Éditorial : Un petit vert

Cocorico ! La France est la première ! En annexant à son projet de loi de finances pour 2021 un Rapport sur l’impact environnemental du budget de l’État, dit « budget vert », la France est en effet le premier pays au monde à réaliser une budgétisation environnementale à l’échelle de l’ensemble de son budget.

Cet exercice n’est toutefois pas inédit, puisqu’il avait déjà été tenté l’an dernier, également à partir du budget national de la France, par l’Institute for climate economics (I4CE). C’est un organisme 100 % français, malgré son intitulé, et même proche de l’État, puisqu’il a été créé conjointement par la Caisse des dépôts et consignations et l’Agence française de développement. Mais quand l’I4CE avait dû partir à la pêche aux informations, les rédacteurs du présent « budget vert » ont eu accès à toutes les données, puisqu’ils travaillent dans les ministères chargés des finances et de l’environnement.

Ce nouveau concept est défini par les auteurs du rapport comme « une nouvelle classification des dépenses, budgétaires comme fiscales, en fonction de leur impact sur l’environnement, et une identification des ressources publiques à caractère environnemental, permettant d’évaluer la compatibilité du budget aux engagements de la France, en particulier à l’accord de Paris ». Pour nos lecteurs peu familiers du jargon budgétaire, précisons qu’on définit comme dépense fiscale toute forme de réduction ou d’exonération d’impôt, de taxe ou de redevance. Pour Bercy, le seul taux normal d’imposition ou de taxation est le taux le plus élevé, et la fixation d’un ou de plusieurs taux plus bas, y compris le taux zéro, revient à consentir une dépense fiscale au profit des contribuables concernés. Il s’agit là d’une conception vorace de la fiscalité.

Pour évaluer si une dépense budgétaire ou fiscale est favorable ou non à la protection de l’environnement, les auteurs du rapport ont dressé une grille d’évaluation comportant six critères, dont la gestion de la ressource en eau. Ils ont ensuite passé les missions et programmes budgétaires au crible de cette évaluation. Les dépenses qui présentent des avantages pour un ou plusieurs des critères, sans présenter d’inconvénients pour d’autres, sont classées comme favorables ; celles qui constituent une atteinte directe à l’environnement ou incitent à des comportements défavorables à celui-ci sont classées comme défavorables ; celles qui sont à la fois favorables et défavorables sont classées comme mixtes ; et celles qui n’affectent pas clairement la protection de l’environnement sont jugées neutres.

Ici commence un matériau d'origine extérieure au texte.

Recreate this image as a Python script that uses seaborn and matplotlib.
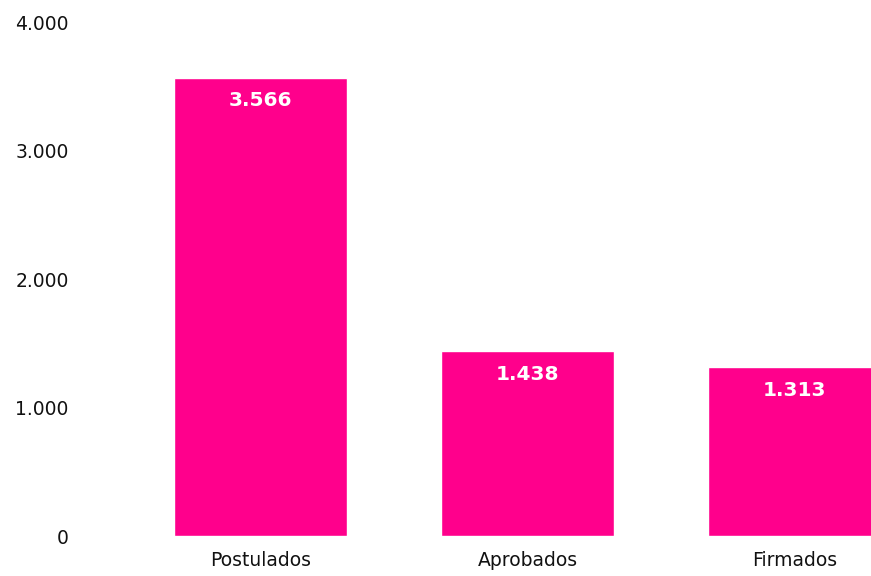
import seaborn as sns
import matplotlib.pyplot as plt
from matplotlib.ticker import FuncFormatter

# Data
categories = ["Postulados", "Aprobados", "Firmados"]
values = [3566, 1438, 1313]
y_ticks = [0, 1000, 2000, 3000, 4000]

bar_color = "#FF008C"


def dot_thousands(v, pos=None):
    return f"{int(v):,}".replace(",", ".")


sns.set_style("white")
plt.rcParams["font.family"] = ["DejaVu Sans"]

fig = plt.figure(figsize=(8.71, 5.76), dpi=100)
ax = fig.add_axes([0.1458, 0.0694, 0.9197, 0.8924])

sns.barplot(x=categories, y=values, color=bar_color, saturation=1,
            width=0.648, ax=ax)

ax.set_xlim(-0.5, 2.5)
ax.set_ylim(0, 4000)
ax.set_yticks(y_ticks)
ax.yaxis.set_major_formatter(FuncFormatter(dot_thousands))
ax.tick_params(axis="y", length=0, pad=42, labelsize=13.5, labelcolor="#111111")
ax.tick_params(axis="x", length=0, pad=10.5, labelsize=13.5, labelcolor="#111111")
ax.set_xlabel("")
ax.set_ylabel("")
sns.despine(ax=ax, left=True, bottom=True)

# Value labels inside the top of each bar
for i, v in enumerate(values):
    ax.annotate(dot_thousands(v), xy=(i, v), xytext=(0, -16.5),
                textcoords="offset points", ha="center", va="center",
                color="white", fontsize=14.5, fontweight="bold")

fig.savefig("out.png", dpi=100)
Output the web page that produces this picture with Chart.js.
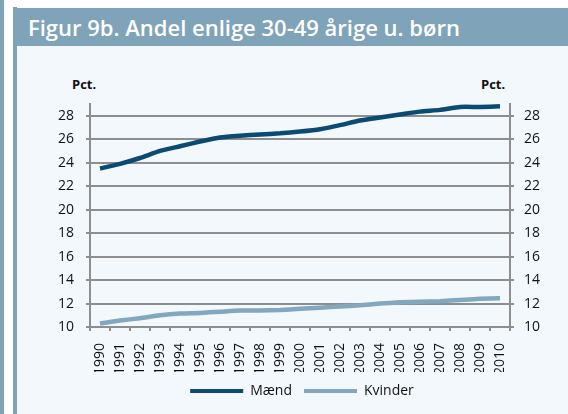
<!DOCTYPE html>
<html>
<head>
<meta charset="utf-8">
<script src="https://cdn.jsdelivr.net/npm/chart.js@4.4.1/dist/chart.umd.min.js"></script>
<style>
  html, body { margin: 0; padding: 0; background: #fff; }
  body { width: 568px; height: 414px; position: relative; overflow: hidden; font-family: "Open Sans", sans-serif; }
  .stripe { position: absolute; background: #7fa3b9; }
  .panel { position: absolute; left: 17px; top: 46px; width: 551px; height: 368px; background: #f3f8fd; }
  .title { position: absolute; left: 17px; top: 8px; width: 551px; height: 38px; background: #7fa3b9;
           color: #fff; font-weight: 600; font-size: 22px; line-height: 38px; padding-left: 11px; box-sizing: border-box; }
  .unit { position: absolute; top: 75px; font-size: 13px; font-weight: 700; color: #111; }
  #chart { position: absolute; left: 36px; top: 0; }
</style>
</head>
<body>
<div class="stripe" style="left:0;top:0;width:4px;height:414px"></div>
<div class="stripe" style="left:13px;top:7px;width:4px;height:407px"></div>
<div class="panel"></div>
<div class="title">Figur 9b. Andel enlige 30-49 årige u. børn</div>
<div class="unit" style="left:72px">Pct.</div>
<div class="unit" style="left:481px">Pct.</div>
<canvas id="chart" width="532" height="414"></canvas>
<script>
const years = ['1990','1991','1992','1993','1994','1995','1996','1997','1998','1999','2000',
               '2001','2002','2003','2004','2005','2006','2007','2008','2009','2010'];
const maend = [23.5, 23.9, 24.4, 25.0, 25.4, 25.8, 26.15, 26.3, 26.4, 26.5, 26.65,
               26.85, 27.2, 27.6, 27.85, 28.1, 28.35, 28.5, 28.75, 28.75, 28.8];
const kvinder = [10.3, 10.55, 10.75, 11.0, 11.15, 11.2, 11.3, 11.4, 11.4, 11.45, 11.55,
                 11.65, 11.75, 11.85, 12.0, 12.1, 12.15, 12.2, 12.3, 12.4, 12.45];
const yTicks = [10, 12, 14, 16, 18, 20, 22, 24, 26, 28];
const yMin = 10, yMax = 29;

const gridGray = '#8e8e8e';
const tickFont = { family: 'Open Sans', size: 14 };

function setTicks(scale) {
  scale.ticks = yTicks.map(v => ({ value: v }));
}

new Chart(document.getElementById('chart'), {
  type: 'line',
  data: {
    labels: years,
    datasets: [
      { label: 'Mænd', data: maend, borderColor: '#0b4a72', backgroundColor: '#0b4a72',
        borderWidth: 4.5, pointRadius: 0, tension: 0.2, yAxisID: 'y' },
      { label: 'Kvinder', data: kvinder, borderColor: '#82a7bf', backgroundColor: '#82a7bf',
        borderWidth: 4.5, pointRadius: 0, tension: 0.2, yAxisID: 'y' }
    ]
  },
  options: {
    responsive: false,
    devicePixelRatio: 1,
    animation: false,
    layout: { padding: { top: 104, bottom: 6, left: 0, right: 0 } },
    plugins: {
      tooltip: { enabled: false },
      legend: {
        position: 'bottom',
        labels: {
          font: { family: 'Open Sans', size: 14 },
          color: '#111',
          boxWidth: 53,
          boxHeight: 4,
          padding: 12,
          generateLabels: chart => chart.data.datasets.map((ds, i) => ({
            text: ds.label, fillStyle: ds.borderColor, strokeStyle: ds.borderColor,
            lineWidth: 0, datasetIndex: i, fontColor: '#111'
          }))
        }
      }
    },
    scales: {
      x: {
        offset: true,
        afterFit: s => { s.height = 45; },
        grid: { offset: true, drawOnChartArea: false, drawTicks: true, tickLength: 4, color: gridGray, lineWidth: 2 },
        border: { color: gridGray, width: 2 },
        ticks: { font: tickFont, color: '#111', minRotation: 90, maxRotation: 90, padding: 12, autoSkip: false }
      },
      y: {
        position: 'left',
        min: yMin, max: yMax,
        afterFit: s => { s.width = 54; },
        afterBuildTicks: setTicks,
        grid: { color: gridGray, lineWidth: 2, tickLength: 4 },
        border: { color: gridGray, width: 2 },
        ticks: { font: tickFont, color: '#111', padding: 12 }
      },
      y1: {
        position: 'right',
        min: yMin, max: yMax,
        afterFit: s => { s.width = 58; },
        afterBuildTicks: setTicks,
        grid: { drawOnChartArea: false, color: gridGray, lineWidth: 2, tickLength: 4 },
        border: { color: gridGray, width: 2 },
        ticks: { font: tickFont, color: '#111', padding: 10 }
      }
    }
  }
});
</script>
</body>
</html>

Que ressort-il de cette première évaluation ? Que les dépenses favorables pèsent 38,1 Md, les dépenses défavorables 10 Md, les dépenses mixtes 4,7 Md, et les dépenses neutres… 521,4 Md, soit 90,8 % des dépenses budgétaires et fiscales prévues pour 2021. Ce pourcentage laisse un peu perplexe, mais il se comprend mieux si l’on rentre dans le détail. En réalité, les évaluateurs ont surtout travaillé sur ce qu’ils connaissaient le mieux, c’est-à-dire les budgets de l’agriculture et missions rattachées, de l’écologie et missions rattachées et, plus marginalement, de la transformation publique et du plan de relance. À propos de ce dernier, on notera au passage qu’il prévoit 650 M de crédits pour l’eau et la biodiversité, dont une part importante sera distribuée par les agences de l’eau, grâce à des crédits budgétaires versés par la mission Relance du budget général de l’État. Ce complément s’ajoutera aux 11es programmes d’intervention et n’entraînera ni augmentation des redevances ni relèvement du plafond mordant sur les ressources ordinaires des agences.

Pour le reste, les rapporteurs ont fait preuve d’une grande prudence, en classant comme neutres des dépenses qu’ils n’étaient pas en mesure d’analyser. Certes, une partie du budget de l’État ne peut pas être jugée selon ces critères, comme le paiement de la dette ou les pensions des agents retraités. Mais d’autres dépenses mériteraient d’être observées de près, comme les dotations aux collectivités locales ou les budgets de la police et de la justice : quand un pollueur est débusqué et condamné, la rémunération des policiers et des juges qui y ont contribué est bien une dépense favorable à l’environnement. Pour que ce « budget vert » devienne vraiment un outil de pilotage des politiques publiques, il faudra encore approfondir ce travail, déjà considérable. Pour l’instant, son vert est un peu pâlichon.